* SOURCE MATERIAL

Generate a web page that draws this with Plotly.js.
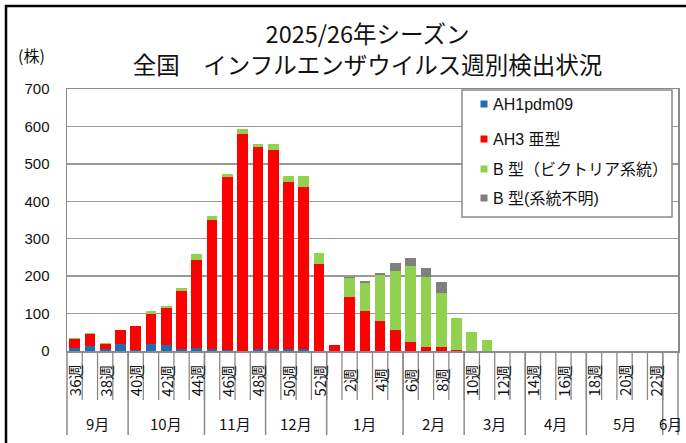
<!DOCTYPE html>
<html>
<head>
<meta charset="utf-8">
<script src="https://cdn.plot.ly/plotly-3.0.1.min.js"></script>
<style>html,body{margin:0;padding:0;background:#fff;}#chart{width:686px;height:443px;}</style>
</head>
<body>
<div id="chart"></div>
<script>
// ---- data ----
const weeks = [36,37,38,39,40,41,42,43,44,45,46,47,48,49,50,51,52,1,2,3,4,5,6,7,8,9,10,11,12,13,14,15,16,17,18,19,20,21,22,23];
const weekLabels = weeks.map(w => w + "週");
const months = ["9月","10月","11月","12月","1月","2月","3月","4月","5月","6月"];
const monthWeekCounts = [4,5,4,4,5,4,4,4,5,1];
const seriesNames = ["AH1pdm09", "AH3 亜型", "B 型（ビクトリア系統）", "B 型(系統不明)"];
const ah1 = [8,13,5,18,4,20,17,5,8,6,2,1,6,5,5,5,1,0,0,0,0,0,0,0,0,0,0,0,0,0,0,0,0,0,0,0,0,0,0,0];
const ah3 = [23,33,15,37,62,80,99,154,236,344,463,578,538,533,446,432,231,15,143,106,79,55,24,12,12,3,0,0,0,0,0,0,0,0,0,0,0,0,0,0];
const bVic = [5,3,2,2,2,8,5,8,14,10,8,14,10,16,16,30,29,2,53,75,124,160,203,187,142,84,51,29,0,0,0,0,0,0,0,0,0,0,0,0];
const bUnk = [0,0,0,0,0,0,0,0,0,0,0,0,0,0,0,1,0,0,2,6,6,20,21,22,31,0,0,0,0,0,0,0,0,0,0,0,0,0,0,0];
const titleLine1 = "2025/26年シーズン";
const titleLine2 = "全国　インフルエンザウイルス週別検出状況";
const unitLabel = "(株)";

// ---- style ----
const colors = ["#1f6cb5", "#ff0000", "#92d050", "#7f7f7f"];
const W = 686, H = 443;
const M = {l: 67, r: 8, t: 89, b: 92};
const PW = W - M.l - M.r, PH = H - M.t - M.b;
const xp = px => (px - M.l) / PW;
const yp = py => (H - M.b - py) / PH;
const N = weeks.length;
const jp = "Noto Sans CJK JP";
const mixed = "Liberation Sans, Noto Sans CJK JP";
const axisGray = "#8a8a8a";

const values = [ah1, ah3, bVic, bUnk];
const traces = values.map((v, k) => ({
  type: "bar", x: weekLabels, y: v, name: seriesNames[k],
  marker: {color: colors[k], line: {width: 0}},
  showlegend: false, hoverinfo: "x+y+name"
}));

const shapes = [];
const annotations = [];

// week boundary ticks
for (let k = 1; k < N; k++) {
  shapes.push({type: "line", xref: "paper", yref: "paper", x0: k / N, x1: k / N, y0: 0, y1: yp(400),
    line: {color: axisGray, width: 1.3}});
}
// month boundaries and month labels
let cum = 0;
const bounds = [0];
monthWeekCounts.forEach((c, i) => {
  const center = cum + c / 2;
  annotations.push({xref: "paper", yref: "paper", x: center / N, y: yp(423), text: months[i],
    showarrow: false, xanchor: "center", yanchor: "middle", font: {family: jp, size: 15, color: "#111"}});
  cum += c;
  bounds.push(cum);
});
bounds.forEach(b => {
  shapes.push({type: "line", xref: "paper", yref: "paper", x0: b / N, x1: b / N, y0: 0, y1: yp(435),
    line: {color: axisGray, width: 1.5}});
});
// week labels (every other week)
weekLabels.forEach((lab, i) => {
  if (i % 2 === 0) {
    annotations.push({xref: "x", yref: "paper", x: lab, y: yp(380.5), text: lab, textangle: -90,
      showarrow: false, xanchor: "center", yanchor: "middle", font: {family: jp, size: 15, color: "#111"}});
  }
});

// custom legend
shapes.push({type: "rect", xref: "paper", yref: "paper", x0: xp(462), x1: xp(672), y0: yp(217), y1: yp(90),
  line: {color: axisGray, width: 1.5}, fillcolor: "#ffffff"});
const legendY = [104, 139, 169, 198];
seriesNames.forEach((nm, k) => {
  const cy = legendY[k];
  shapes.push({type: "rect", xref: "paper", yref: "paper", x0: xp(480.5), x1: xp(487.5), y0: yp(cy + 3.5), y1: yp(cy - 3.5),
    line: {width: 0}, fillcolor: colors[k]});
  annotations.push({xref: "paper", yref: "paper", x: xp(491), y: yp(cy), text: nm, showarrow: false,
    xanchor: "left", yanchor: "middle", font: {family: mixed, size: 16, color: "#111"}});
});

// unit label
annotations.push({xref: "paper", yref: "paper", x: xp(31), y: yp(55), text: unitLabel, showarrow: false,
  xanchor: "center", yanchor: "middle", font: {family: jp, size: 16, color: "#111"}});

// outer frame (left and top)
shapes.push({type: "line", xref: "paper", yref: "paper", x0: xp(6), x1: xp(6), y0: yp(445), y1: yp(5),
  line: {color: "#000", width: 2.5}});
shapes.push({type: "line", xref: "paper", yref: "paper", x0: xp(5), x1: xp(688), y0: yp(6), y1: yp(6),
  line: {color: "#000", width: 2.5}});

const layout = {
  width: W, height: H, margin: M,
  paper_bgcolor: "#fff", plot_bgcolor: "#fff",
  barmode: "stack", bargap: 0.3,
  showlegend: false,
  title: {
    text: titleLine1 + "<br>" + titleLine2,
    font: {family: jp, size: 23.5, color: "#111"},
    xref: "container", yref: "container", x: 367.5 / W, y: 1 - 43 / H,
    xanchor: "center", yanchor: "middle"
  },
  xaxis: {
    type: "category", range: [-0.5, N - 0.5], showticklabels: false, ticks: "",
    showgrid: false, zeroline: false, showline: true, linecolor: axisGray, linewidth: 1.5, mirror: true,
    fixedrange: true
  },
  yaxis: {
    range: [0, 700], tick0: 0, dtick: 100, showgrid: true, gridcolor: "#999", gridwidth: 1.5,
    zeroline: false, showline: true, linecolor: axisGray, linewidth: 1.5, mirror: true,
    ticks: "", ticklabelstandoff: 13,
    tickfont: {family: "Liberation Sans", size: 15, color: "#111"}, fixedrange: true
  },
  shapes: shapes,
  annotations: annotations
};

Plotly.newPlot("chart", traces, layout, {staticPlot: true, displayModeBar: false});
</script>
</body>
</html>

* WRITTEN EXERCISE
Repeat the data above exactly, but not the pictures.

* FULL SOLUTION
Generate a web page that draws this with Plotly.js.
<!DOCTYPE html>
<html>
<head>
<meta charset="utf-8">
<script src="https://cdn.plot.ly/plotly-3.0.1.min.js"></script>
<style>html,body{margin:0;padding:0;background:#fff;}#chart{width:686px;height:443px;}</style>
</head>
<body>
<div id="chart"></div>
<script>
// ---- data ----
const weeks = [36,37,38,39,40,41,42,43,44,45,46,47,48,49,50,51,52,1,2,3,4,5,6,7,8,9,10,11,12,13,14,15,16,17,18,19,20,21,22,23];
const weekLabels = weeks.map(w => w + "週");
const months = ["9月","10月","11月","12月","1月","2月","3月","4月","5月","6月"];
const monthWeekCounts = [4,5,4,4,5,4,4,4,5,1];
const seriesNames = ["AH1pdm09", "AH3 亜型", "B 型（ビクトリア系統）", "B 型(系統不明)"];
const ah1 = [8,13,5,18,4,20,17,5,8,6,2,1,6,5,5,5,1,0,0,0,0,0,0,0,0,0,0,0,0,0,0,0,0,0,0,0,0,0,0,0];
const ah3 = [23,33,15,37,62,80,99,154,236,344,463,578,538,533,446,432,231,15,143,106,79,55,24,12,12,3,0,0,0,0,0,0,0,0,0,0,0,0,0,0];
const bVic = [5,3,2,2,2,8,5,8,14,10,8,14,10,16,16,30,29,2,53,75,124,160,203,187,142,84,51,29,0,0,0,0,0,0,0,0,0,0,0,0];
const bUnk = [0,0,0,0,0,0,0,0,0,0,0,0,0,0,0,1,0,0,2,6,6,20,21,22,31,0,0,0,0,0,0,0,0,0,0,0,0,0,0,0];
const titleLine1 = "2025/26年シーズン";
const titleLine2 = "全国　インフルエンザウイルス週別検出状況";
const unitLabel = "(株)";

// ---- style ----
const colors = ["#1f6cb5", "#ff0000", "#92d050", "#7f7f7f"];
const W = 686, H = 443;
const M = {l: 67, r: 8, t: 89, b: 92};
const PW = W - M.l - M.r, PH = H - M.t - M.b;
const xp = px => (px - M.l) / PW;
const yp = py => (H - M.b - py) / PH;
const N = weeks.length;
const jp = "Noto Sans CJK JP";
const mixed = "Liberation Sans, Noto Sans CJK JP";
const axisGray = "#8a8a8a";

const values = [ah1, ah3, bVic, bUnk];
const traces = values.map((v, k) => ({
  type: "bar", x: weekLabels, y: v, name: seriesNames[k],
  marker: {color: colors[k], line: {width: 0}},
  showlegend: false, hoverinfo: "x+y+name"
}));

const shapes = [];
const annotations = [];

// week boundary ticks
for (let k = 1; k < N; k++) {
  shapes.push({type: "line", xref: "paper", yref: "paper", x0: k / N, x1: k / N, y0: 0, y1: yp(400),
    line: {color: axisGray, width: 1.3}});
}
// month boundaries and month labels
let cum = 0;
const bounds = [0];
monthWeekCounts.forEach((c, i) => {
  const center = cum + c / 2;
  annotations.push({xref: "paper", yref: "paper", x: center / N, y: yp(423), text: months[i],
    showarrow: false, xanchor: "center", yanchor: "middle", font: {family: jp, size: 15, color: "#111"}});
  cum += c;
  bounds.push(cum);
});
bounds.forEach(b => {
  shapes.push({type: "line", xref: "paper", yref: "paper", x0: b / N, x1: b / N, y0: 0, y1: yp(435),
    line: {color: axisGray, width: 1.5}});
});
// week labels (every other week)
weekLabels.forEach((lab, i) => {
  if (i % 2 === 0) {
    annotations.push({xref: "x", yref: "paper", x: lab, y: yp(380.5), text: lab, textangle: -90,
      showarrow: false, xanchor: "center", yanchor: "middle", font: {family: jp, size: 15, color: "#111"}});
  }
});

// custom legend
shapes.push({type: "rect", xref: "paper", yref: "paper", x0: xp(462), x1: xp(672), y0: yp(217), y1: yp(90),
  line: {color: axisGray, width: 1.5}, fillcolor: "#ffffff"});
const legendY = [104, 139, 169, 198];
seriesNames.forEach((nm, k) => {
  const cy = legendY[k];
  shapes.push({type: "rect", xref: "paper", yref: "paper", x0: xp(480.5), x1: xp(487.5), y0: yp(cy + 3.5), y1: yp(cy - 3.5),
    line: {width: 0}, fillcolor: colors[k]});
  annotations.push({xref: "paper", yref: "paper", x: xp(491), y: yp(cy), text: nm, showarrow: false,
    xanchor: "left", yanchor: "middle", font: {family: mixed, size: 16, color: "#111"}});
});

// unit label
annotations.push({xref: "paper", yref: "paper", x: xp(31), y: yp(55), text: unitLabel, showarrow: false,
  xanchor: "center", yanchor: "middle", font: {family: jp, size: 16, color: "#111"}});

// outer frame (left and top)
shapes.push({type: "line", xref: "paper", yref: "paper", x0: xp(6), x1: xp(6), y0: yp(445), y1: yp(5),
  line: {color: "#000", width: 2.5}});
shapes.push({type: "line", xref: "paper", yref: "paper", x0: xp(5), x1: xp(688), y0: yp(6), y1: yp(6),
  line: {color: "#000", width: 2.5}});

const layout = {
  width: W, height: H, margin: M,
  paper_bgcolor: "#fff", plot_bgcolor: "#fff",
  barmode: "stack", bargap: 0.3,
  showlegend: false,
  title: {
    text: titleLine1 + "<br>" + titleLine2,
    font: {family: jp, size: 23.5, color: "#111"},
    xref: "container", yref: "container", x: 367.5 / W, y: 1 - 43 / H,
    xanchor: "center", yanchor: "middle"
  },
  xaxis: {
    type: "category", range: [-0.5, N - 0.5], showticklabels: false, ticks: "",
    showgrid: false, zeroline: false, showline: true, linecolor: axisGray, linewidth: 1.5, mirror: true,
    fixedrange: true
  },
  yaxis: {
    range: [0, 700], tick0: 0, dtick: 100, showgrid: true, gridcolor: "#999", gridwidth: 1.5,
    zeroline: false, showline: true, linecolor: axisGray, linewidth: 1.5, mirror: true,
    ticks: "", ticklabelstandoff: 13,
    tickfont: {family: "Liberation Sans", size: 15, color: "#111"}, fixedrange: true
  },
  shapes: shapes,
  annotations: annotations
};

Plotly.newPlot("chart", traces, layout, {staticPlot: true, displayModeBar: false});
</script>
</body>
</html>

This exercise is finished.